# [TASK DETAILS]
Narrow the data below down to the lines containing "React".

[Records from a dataset]
— Begin —
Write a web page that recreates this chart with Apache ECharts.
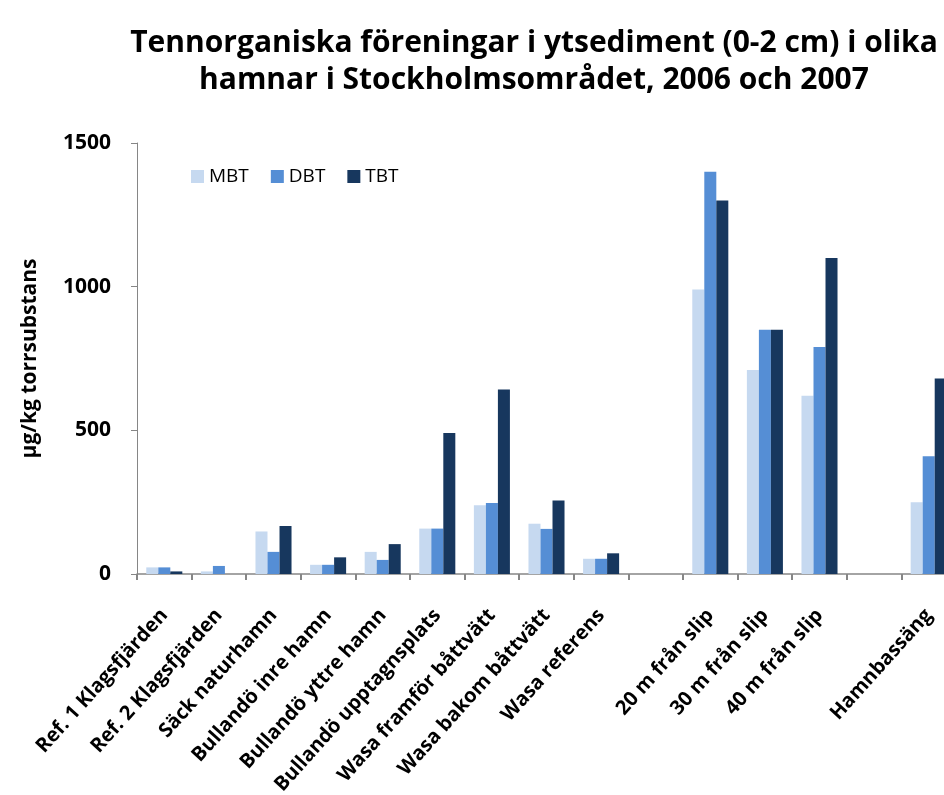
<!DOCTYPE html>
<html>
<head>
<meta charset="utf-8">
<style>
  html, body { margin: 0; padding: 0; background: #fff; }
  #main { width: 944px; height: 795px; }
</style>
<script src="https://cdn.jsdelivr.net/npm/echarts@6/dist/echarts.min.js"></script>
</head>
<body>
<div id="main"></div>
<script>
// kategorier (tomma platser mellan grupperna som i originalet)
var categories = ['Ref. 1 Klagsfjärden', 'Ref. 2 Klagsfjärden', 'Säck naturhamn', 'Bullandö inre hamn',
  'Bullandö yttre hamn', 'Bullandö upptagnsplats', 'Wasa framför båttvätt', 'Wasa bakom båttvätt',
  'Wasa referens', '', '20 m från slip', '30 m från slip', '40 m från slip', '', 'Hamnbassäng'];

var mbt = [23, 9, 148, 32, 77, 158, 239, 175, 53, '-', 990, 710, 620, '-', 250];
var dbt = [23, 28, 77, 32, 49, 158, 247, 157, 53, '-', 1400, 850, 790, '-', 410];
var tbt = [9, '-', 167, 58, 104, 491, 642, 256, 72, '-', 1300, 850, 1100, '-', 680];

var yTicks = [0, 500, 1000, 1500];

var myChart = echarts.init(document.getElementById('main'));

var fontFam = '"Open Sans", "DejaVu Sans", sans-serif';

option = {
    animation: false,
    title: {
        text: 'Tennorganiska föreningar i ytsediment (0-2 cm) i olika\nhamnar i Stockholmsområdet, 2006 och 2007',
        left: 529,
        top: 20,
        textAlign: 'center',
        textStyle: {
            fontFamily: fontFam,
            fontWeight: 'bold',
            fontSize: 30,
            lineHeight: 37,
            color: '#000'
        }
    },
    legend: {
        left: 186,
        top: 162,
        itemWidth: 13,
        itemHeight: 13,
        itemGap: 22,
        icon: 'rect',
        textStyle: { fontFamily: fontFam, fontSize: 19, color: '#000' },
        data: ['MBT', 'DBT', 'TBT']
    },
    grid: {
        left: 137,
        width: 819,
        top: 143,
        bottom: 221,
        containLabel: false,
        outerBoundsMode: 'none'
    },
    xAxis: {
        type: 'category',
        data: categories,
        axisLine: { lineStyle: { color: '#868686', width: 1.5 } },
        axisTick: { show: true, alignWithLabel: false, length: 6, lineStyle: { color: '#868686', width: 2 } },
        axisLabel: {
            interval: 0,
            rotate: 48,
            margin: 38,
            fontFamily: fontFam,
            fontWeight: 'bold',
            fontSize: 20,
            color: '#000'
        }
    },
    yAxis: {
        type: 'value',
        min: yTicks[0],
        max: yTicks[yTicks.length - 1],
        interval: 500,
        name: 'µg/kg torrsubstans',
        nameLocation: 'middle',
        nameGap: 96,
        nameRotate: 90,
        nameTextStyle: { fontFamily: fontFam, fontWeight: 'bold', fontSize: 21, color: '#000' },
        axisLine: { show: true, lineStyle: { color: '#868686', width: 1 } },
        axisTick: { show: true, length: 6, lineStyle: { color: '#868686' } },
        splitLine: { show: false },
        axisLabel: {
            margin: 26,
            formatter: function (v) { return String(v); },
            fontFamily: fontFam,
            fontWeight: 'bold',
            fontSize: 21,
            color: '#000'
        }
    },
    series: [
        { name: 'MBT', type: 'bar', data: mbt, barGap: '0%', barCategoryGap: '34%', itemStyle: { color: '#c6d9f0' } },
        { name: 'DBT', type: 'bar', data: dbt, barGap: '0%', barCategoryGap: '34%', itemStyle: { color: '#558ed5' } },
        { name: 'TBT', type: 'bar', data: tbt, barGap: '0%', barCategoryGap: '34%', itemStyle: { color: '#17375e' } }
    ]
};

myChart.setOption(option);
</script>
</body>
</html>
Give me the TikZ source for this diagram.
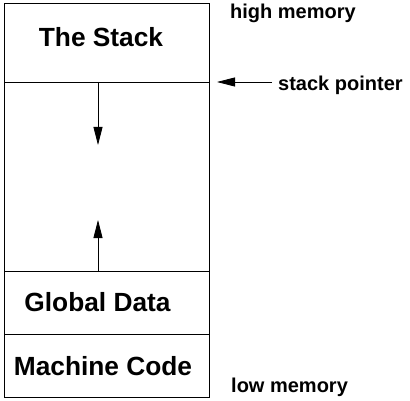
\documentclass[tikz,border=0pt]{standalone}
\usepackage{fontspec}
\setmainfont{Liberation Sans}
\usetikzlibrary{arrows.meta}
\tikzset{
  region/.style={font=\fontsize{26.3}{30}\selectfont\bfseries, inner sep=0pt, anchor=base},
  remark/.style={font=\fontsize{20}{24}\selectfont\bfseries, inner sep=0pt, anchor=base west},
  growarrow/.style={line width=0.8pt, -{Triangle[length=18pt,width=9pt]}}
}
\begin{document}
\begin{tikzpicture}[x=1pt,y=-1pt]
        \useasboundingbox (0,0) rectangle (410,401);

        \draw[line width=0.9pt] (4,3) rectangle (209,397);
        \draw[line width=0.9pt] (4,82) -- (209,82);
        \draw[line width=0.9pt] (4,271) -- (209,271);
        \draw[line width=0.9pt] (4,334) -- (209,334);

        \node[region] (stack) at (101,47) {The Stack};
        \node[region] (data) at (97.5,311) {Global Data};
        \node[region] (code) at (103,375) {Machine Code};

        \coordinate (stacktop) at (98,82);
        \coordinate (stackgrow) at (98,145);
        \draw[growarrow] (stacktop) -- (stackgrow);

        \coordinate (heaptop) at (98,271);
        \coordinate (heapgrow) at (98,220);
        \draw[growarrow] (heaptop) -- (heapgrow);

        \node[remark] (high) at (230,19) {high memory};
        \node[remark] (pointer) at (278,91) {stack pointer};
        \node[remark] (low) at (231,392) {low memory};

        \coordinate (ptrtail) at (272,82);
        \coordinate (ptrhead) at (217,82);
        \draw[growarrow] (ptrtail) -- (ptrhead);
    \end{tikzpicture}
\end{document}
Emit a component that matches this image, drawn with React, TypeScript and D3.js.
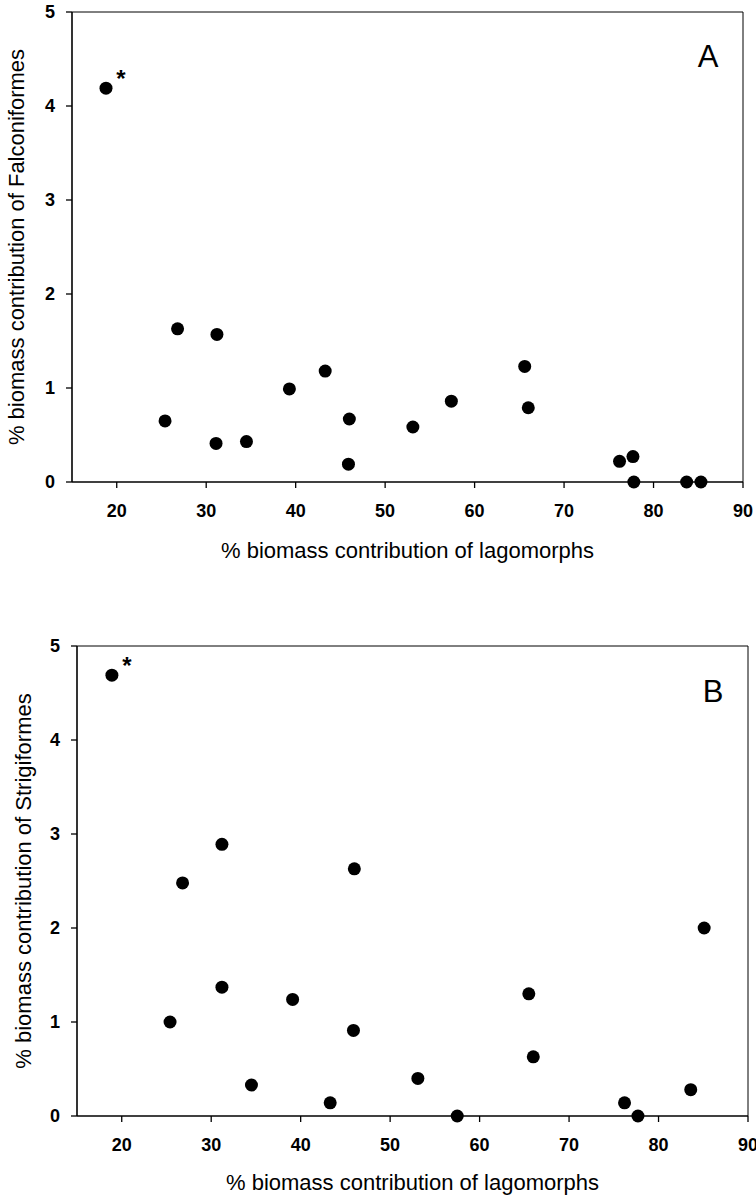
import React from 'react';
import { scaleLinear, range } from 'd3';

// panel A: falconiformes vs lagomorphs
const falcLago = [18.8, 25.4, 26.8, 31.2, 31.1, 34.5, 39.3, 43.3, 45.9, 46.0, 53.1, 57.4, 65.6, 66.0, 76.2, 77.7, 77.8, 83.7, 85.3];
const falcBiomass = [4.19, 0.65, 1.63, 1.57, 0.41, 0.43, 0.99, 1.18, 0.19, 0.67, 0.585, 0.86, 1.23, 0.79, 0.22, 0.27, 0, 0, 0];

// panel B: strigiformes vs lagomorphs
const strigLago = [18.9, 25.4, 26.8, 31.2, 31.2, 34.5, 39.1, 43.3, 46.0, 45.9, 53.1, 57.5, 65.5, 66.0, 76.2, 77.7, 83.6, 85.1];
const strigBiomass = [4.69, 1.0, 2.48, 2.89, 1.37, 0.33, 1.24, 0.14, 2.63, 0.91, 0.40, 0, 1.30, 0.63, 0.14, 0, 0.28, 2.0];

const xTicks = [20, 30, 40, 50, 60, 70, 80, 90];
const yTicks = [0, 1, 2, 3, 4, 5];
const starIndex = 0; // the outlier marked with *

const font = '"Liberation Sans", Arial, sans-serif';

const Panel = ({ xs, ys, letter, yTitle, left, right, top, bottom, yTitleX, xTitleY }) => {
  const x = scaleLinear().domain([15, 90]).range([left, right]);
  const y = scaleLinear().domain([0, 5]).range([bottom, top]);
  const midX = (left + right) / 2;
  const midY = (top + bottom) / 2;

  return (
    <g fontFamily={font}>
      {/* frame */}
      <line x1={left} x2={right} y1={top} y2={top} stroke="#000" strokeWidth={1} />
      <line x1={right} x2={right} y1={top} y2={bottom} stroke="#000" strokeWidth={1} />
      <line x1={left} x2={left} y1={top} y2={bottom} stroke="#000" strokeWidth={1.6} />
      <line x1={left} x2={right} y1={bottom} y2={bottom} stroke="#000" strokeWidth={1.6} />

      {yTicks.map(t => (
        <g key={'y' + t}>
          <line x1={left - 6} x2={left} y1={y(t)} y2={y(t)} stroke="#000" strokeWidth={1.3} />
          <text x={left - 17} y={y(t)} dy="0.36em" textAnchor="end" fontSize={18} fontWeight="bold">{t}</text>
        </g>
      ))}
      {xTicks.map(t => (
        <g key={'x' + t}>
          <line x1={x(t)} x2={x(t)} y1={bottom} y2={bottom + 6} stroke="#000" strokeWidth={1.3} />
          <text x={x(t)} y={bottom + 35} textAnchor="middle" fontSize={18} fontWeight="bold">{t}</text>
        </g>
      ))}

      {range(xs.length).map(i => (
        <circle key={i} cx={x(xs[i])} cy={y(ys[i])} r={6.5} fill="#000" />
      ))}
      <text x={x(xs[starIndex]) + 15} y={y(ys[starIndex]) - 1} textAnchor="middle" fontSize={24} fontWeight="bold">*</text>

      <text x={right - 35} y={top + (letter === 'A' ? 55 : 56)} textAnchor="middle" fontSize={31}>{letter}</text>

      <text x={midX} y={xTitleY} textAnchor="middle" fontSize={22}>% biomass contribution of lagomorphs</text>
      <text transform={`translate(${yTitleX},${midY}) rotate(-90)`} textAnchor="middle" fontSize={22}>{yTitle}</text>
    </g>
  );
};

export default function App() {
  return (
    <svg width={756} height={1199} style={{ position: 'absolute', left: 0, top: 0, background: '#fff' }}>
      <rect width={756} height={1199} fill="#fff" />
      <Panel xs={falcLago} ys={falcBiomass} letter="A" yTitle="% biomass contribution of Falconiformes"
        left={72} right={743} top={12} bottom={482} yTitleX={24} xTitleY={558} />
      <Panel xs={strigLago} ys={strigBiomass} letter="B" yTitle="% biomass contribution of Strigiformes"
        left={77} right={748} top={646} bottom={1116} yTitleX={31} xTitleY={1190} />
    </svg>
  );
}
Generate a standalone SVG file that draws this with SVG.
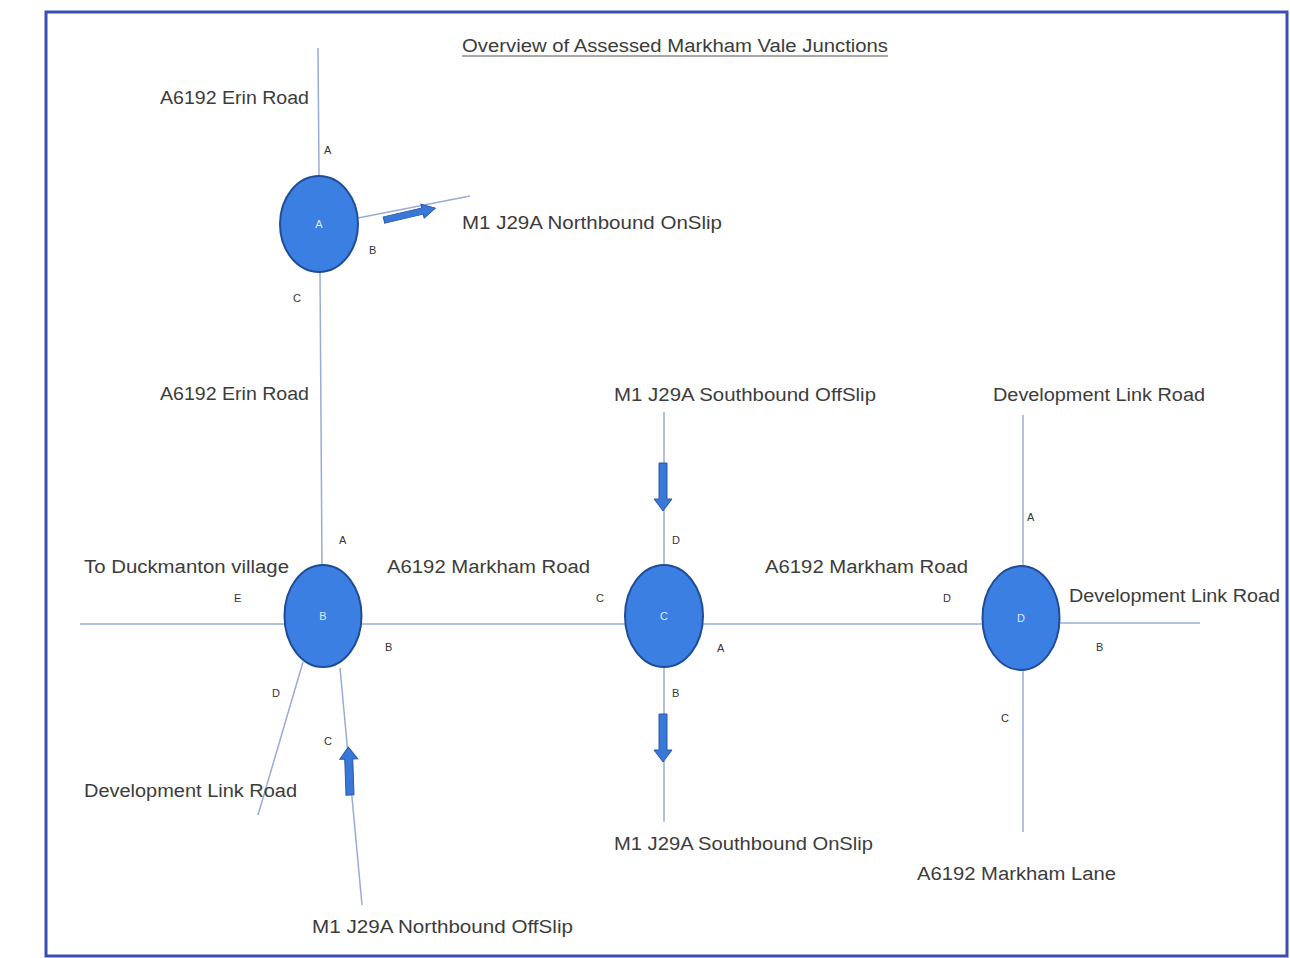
— End —
# [SOLVED EXERCISE]
Emit a component that matches this image, drawn with React, TypeScript and D3.js.
import React from 'react';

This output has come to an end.